Szkoleniowiec i owszem rozmawiał z prezesem PZPN Grzegorzem Lato, ale jeszcze nic nie zostało postanowione. - Informacja o tym, że będę tymczasowym selekcjonerem, to wymysł prasy. Jeszcze nim nie zostałem, bo żadna decyzja w tej kwestii nie zapadła - zapewnił Stefan Majewski. -To prawda, że rozmawiałem z prezesem Lato, ale umówiliśmy się na spotkanie na wtorek - dodał.
Majewski pojawił się w piątek na trybunach stadionu Olimpijskiego w Bytomiu i oglądał spotkanie 6. kolejki ekstraklasy pomiędzy Polonią a Piastem Gliwice. Co robił na meczu?

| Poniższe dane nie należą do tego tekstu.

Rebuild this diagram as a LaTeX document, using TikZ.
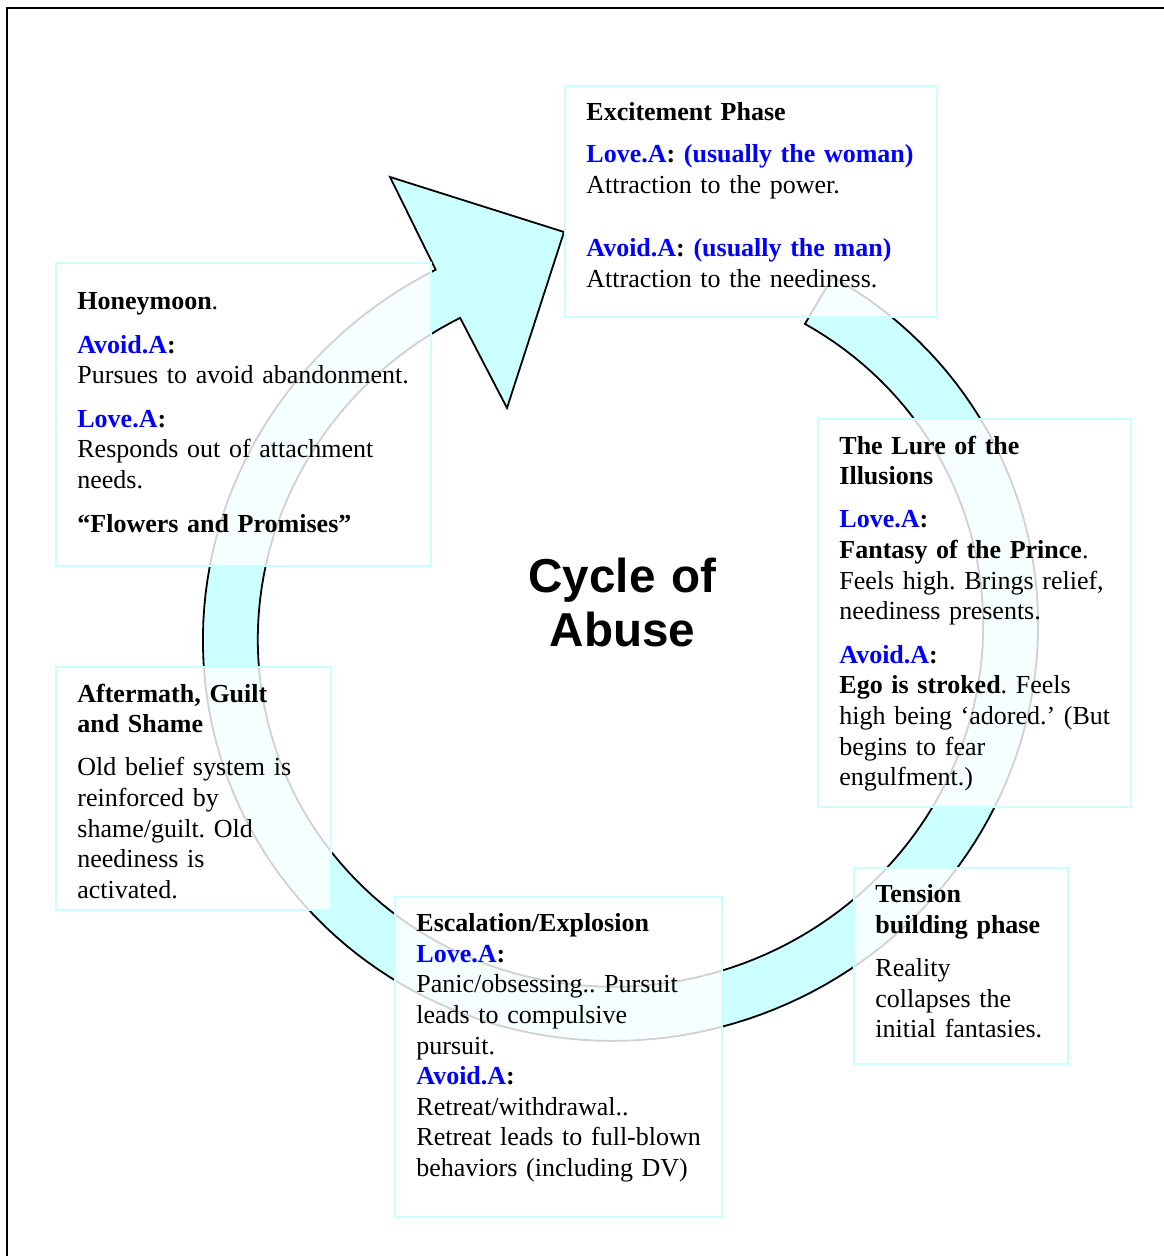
\documentclass[tikz,border=0pt]{standalone}
\usepackage{fontspec}
\setmainfont{Liberation Serif}
\newfontfamily\titlefont{Liberation Sans}
\definecolor{ringfill}{HTML}{CCFFFF}
\definecolor{boxline}{HTML}{CCFFFF}
\definecolor{lblue}{HTML}{0000FF}
\newcommand{\lov}{\textbf{\textcolor{lblue}{Love.A}:}}
\newcommand{\avd}{\textbf{\textcolor{lblue}{Avoid.A}:}}
\frenchspacing
\begin{document}
\begin{tikzpicture}[x=0.5pt,y=-0.5pt,
  box/.style={draw=boxline, line width=1pt, fill=white, fill opacity=0.82, rectangle, inner sep=0pt},
  txt/.style={anchor=base west, inner sep=0pt, align=left, text width=190pt, font=\fontsize{13.0}{15.3}\selectfont},
  ring/.style={fill=ringfill, draw=black, line width=0.9pt, line join=miter},
  frame/.style={draw=black, line width=1.2pt}
]
\useasboundingbox (0,0) rectangle (1163,1256);
\draw[frame] (7,1270) -- (7,8) -- (1180,8);

% circular arrow
\draw[ring]
  plot[domain=0:303.2, samples=160, variable=\p]
   ({620.5+419*cos(40-\p)*0.9397-407*sin(40-\p)*0.3420},
    {632.5-419*cos(40-\p)*0.3420-407*sin(40-\p)*0.9397})
  -- (390,177) -- (564,232) -- (507,408)
  -- plot[domain=0:303.2, samples=160, variable=\p]
   ({620.5+364*cos(-263.2+\p)*0.9397-353*sin(-263.2+\p)*0.3420},
    {632.5-364*cos(-263.2+\p)*0.3420-353*sin(-263.2+\p)*0.9397})
  -- cycle;

% boxes
\node[box, minimum width=186pt, minimum height=115.5pt] (exbox) at (751,201.5) {};
\node[box, minimum width=187.5pt, minimum height=151.5pt] (hmbox) at (243.5,414.5) {};
\node[box, minimum width=156.5pt, minimum height=194pt] (lubox) at (974.5,613) {};
\node[box, minimum width=137.5pt, minimum height=121.5pt] (afbox) at (193.5,788.5) {};
\node[box, minimum width=163.5pt, minimum height=160pt] (esbox) at (558.5,1057) {};
\node[box, minimum width=107pt, minimum height=98pt] (tebox) at (961,966) {};

% texts
\node[txt] (extext) at (586,121) {\textbf{Excitement Phase}\\[5.7pt]
\textbf{\textcolor{lblue}{Love.A}: \textcolor{lblue}{(usually the woman)}}\\
Attraction to the power.\\[16.2pt]
\textbf{\textcolor{lblue}{Avoid.A}: \textcolor{lblue}{(usually the man)}}\\
Attraction to the neediness.};

\node[txt] (hmtext) at (77,310) {\textbf{Honeymoon}.\\[6.3pt]
\avd\\
Pursues to avoid abandonment.\\[6.5pt]
\lov\\
Responds out of attachment\\
needs.\\[6.5pt]
\textbf{“Flowers and Promises”}};

\node[txt] (lutext) at (839,454) {\textbf{The Lure of the}\\
\textbf{Illusions}\\[6.3pt]
\lov\\
\textbf{Fantasy of the Prince}.\\
Feels high. Brings relief,\\
neediness presents.\\[6.5pt]
\avd\\
\textbf{Ego is stroked}. Feels\\
high being ‘adored.’ (But\\
begins to fear\\
engulfment.)};

\node[txt] (aftext) at (77,702) {\textbf{Aftermath, Guilt}\\
\textbf{and Shame}\\[6.3pt]
Old belief system is\\
reinforced by\\
shame/guilt. Old\\
neediness is\\
activated.};

\node[txt] (estext) at (416,931.7) {\textbf{Escalation/Explosion}\\
\lov\\
Panic/obsessing.. Pursuit\\
leads to compulsive\\
pursuit.\\
\avd\\
Retreat/withdrawal..\\
Retreat leads to full-blown\\
behaviors (including DV)};

\node[txt] (tetext) at (875,902.7) {\textbf{Tension}\\
\textbf{building phase}\\[6.3pt]
Reality\\
collapses the\\
initial fantasies.};

\node[anchor=base, inner sep=0pt, align=center, text width=130pt,
  font=\titlefont\bfseries\fontsize{23.8}{27}\selectfont] (title) at (622.5,592) {Cycle of\\Abuse};
\end{tikzpicture}
\end{document}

Szukał kandydatów do gry w kadrze? - Jestem selekcjonerem reprezentacji do lat 23, która jest zapleczem pierwszej kadry - powiedział wymijająco.
Szkoleniowiec nie chciał odpowiadać na pytania związane z posadą selekcjonera reprezentacji Polski. Przyznał jednak, że na meczu Polonii Bytom z Piastem Gliwice można było znaleźć kandydatów do gry w drużynie narodowej. - Jak najbardziej na takie mecze warto przychodzić, bo i w takich zespołach występują wyróżniający się zawodnicy. W tym spotkaniu na pewno było dwóch piłkarzy, którym warto się bliżej przyjrzeć - zapewnił. Kogo miał na myśli? Tego już zdradzić nie chciał.